INFORMATION PROVIDED:
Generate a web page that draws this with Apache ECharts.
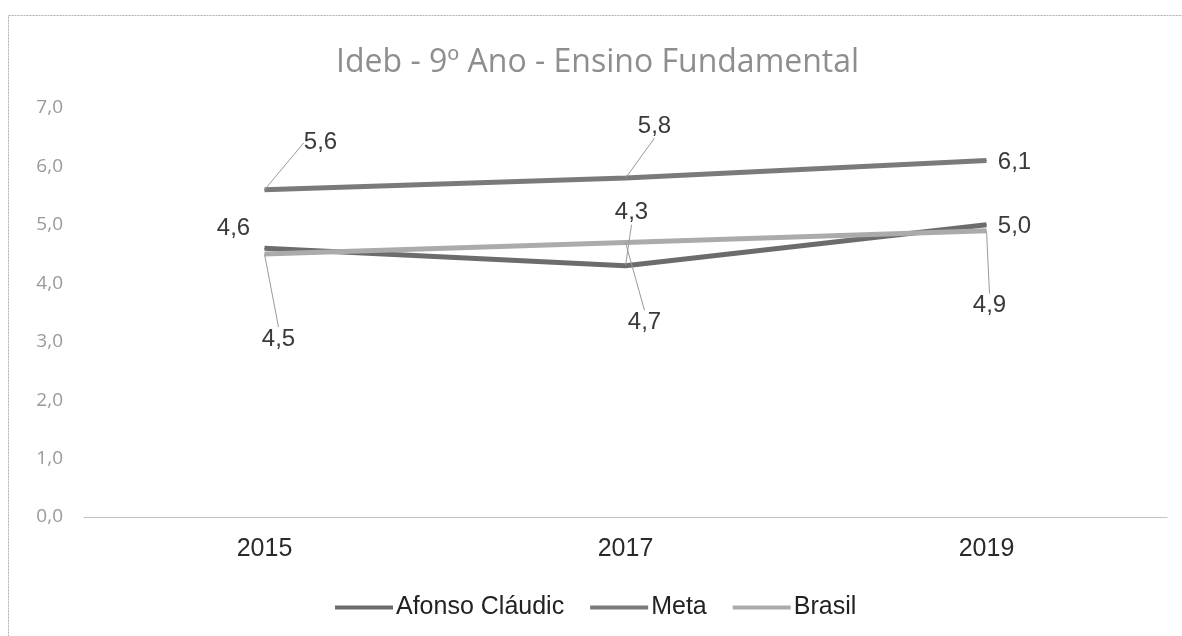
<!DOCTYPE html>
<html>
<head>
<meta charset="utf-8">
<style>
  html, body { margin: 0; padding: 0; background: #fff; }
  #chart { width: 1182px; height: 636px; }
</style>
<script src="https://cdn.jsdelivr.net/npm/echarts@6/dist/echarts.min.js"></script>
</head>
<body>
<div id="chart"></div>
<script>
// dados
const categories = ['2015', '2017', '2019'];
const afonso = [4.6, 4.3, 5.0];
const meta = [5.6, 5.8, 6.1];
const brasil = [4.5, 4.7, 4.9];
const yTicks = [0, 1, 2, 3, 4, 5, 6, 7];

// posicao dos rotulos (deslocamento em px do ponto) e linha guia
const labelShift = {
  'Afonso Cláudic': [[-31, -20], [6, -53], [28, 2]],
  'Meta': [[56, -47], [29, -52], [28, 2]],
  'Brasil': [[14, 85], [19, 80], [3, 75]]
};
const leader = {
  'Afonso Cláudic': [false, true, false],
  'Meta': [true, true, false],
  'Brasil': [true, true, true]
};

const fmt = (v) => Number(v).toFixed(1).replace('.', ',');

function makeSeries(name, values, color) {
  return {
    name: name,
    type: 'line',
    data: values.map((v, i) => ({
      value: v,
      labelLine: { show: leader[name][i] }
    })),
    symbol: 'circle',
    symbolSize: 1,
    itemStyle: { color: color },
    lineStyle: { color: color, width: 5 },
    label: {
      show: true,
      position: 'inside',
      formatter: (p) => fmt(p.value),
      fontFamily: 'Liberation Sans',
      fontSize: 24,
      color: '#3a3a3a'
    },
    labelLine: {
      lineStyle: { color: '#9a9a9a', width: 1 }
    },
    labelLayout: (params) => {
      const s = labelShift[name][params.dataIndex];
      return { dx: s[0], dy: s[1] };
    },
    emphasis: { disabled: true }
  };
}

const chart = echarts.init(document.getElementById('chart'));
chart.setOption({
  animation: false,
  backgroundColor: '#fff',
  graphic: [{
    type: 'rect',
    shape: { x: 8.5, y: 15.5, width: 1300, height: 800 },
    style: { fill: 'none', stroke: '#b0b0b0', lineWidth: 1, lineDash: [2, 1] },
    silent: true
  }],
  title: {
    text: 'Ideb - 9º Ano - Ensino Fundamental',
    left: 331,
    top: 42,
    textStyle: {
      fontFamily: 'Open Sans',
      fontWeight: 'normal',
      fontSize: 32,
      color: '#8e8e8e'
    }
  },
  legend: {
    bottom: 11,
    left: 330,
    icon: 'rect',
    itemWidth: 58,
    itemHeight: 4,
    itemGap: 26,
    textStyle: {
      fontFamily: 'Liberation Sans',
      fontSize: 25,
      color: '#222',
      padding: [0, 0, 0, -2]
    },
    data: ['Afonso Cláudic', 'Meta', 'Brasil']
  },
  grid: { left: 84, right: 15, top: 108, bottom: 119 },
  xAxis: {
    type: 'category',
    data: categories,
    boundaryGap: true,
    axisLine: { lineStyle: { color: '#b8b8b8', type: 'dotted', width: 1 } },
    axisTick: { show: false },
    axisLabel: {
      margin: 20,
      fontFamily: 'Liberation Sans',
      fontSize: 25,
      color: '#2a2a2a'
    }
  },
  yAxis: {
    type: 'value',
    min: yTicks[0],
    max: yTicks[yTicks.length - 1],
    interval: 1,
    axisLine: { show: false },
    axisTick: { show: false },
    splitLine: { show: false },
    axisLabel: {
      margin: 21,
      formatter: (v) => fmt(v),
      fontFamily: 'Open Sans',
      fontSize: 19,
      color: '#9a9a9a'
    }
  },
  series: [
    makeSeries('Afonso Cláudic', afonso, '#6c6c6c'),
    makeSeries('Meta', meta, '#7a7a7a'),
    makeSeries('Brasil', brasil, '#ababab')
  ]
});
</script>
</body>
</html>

WHAT THE TASK REQUIRES: Reproduce the material above from its first line through the line containing "const yTicks = [0, 1, 2, 3, 4, 5, 6, 7];", both ends included, and skip every picture.

TASK SOLUTION:
Generate a web page that draws this with Apache ECharts.
<!DOCTYPE html>
<html>
<head>
<meta charset="utf-8">
<style>
  html, body { margin: 0; padding: 0; background: #fff; }
  #chart { width: 1182px; height: 636px; }
</style>
<script src="https://cdn.jsdelivr.net/npm/echarts@6/dist/echarts.min.js"></script>
</head>
<body>
<div id="chart"></div>
<script>
// dados
const categories = ['2015', '2017', '2019'];
const afonso = [4.6, 4.3, 5.0];
const meta = [5.6, 5.8, 6.1];
const brasil = [4.5, 4.7, 4.9];
const yTicks = [0, 1, 2, 3, 4, 5, 6, 7];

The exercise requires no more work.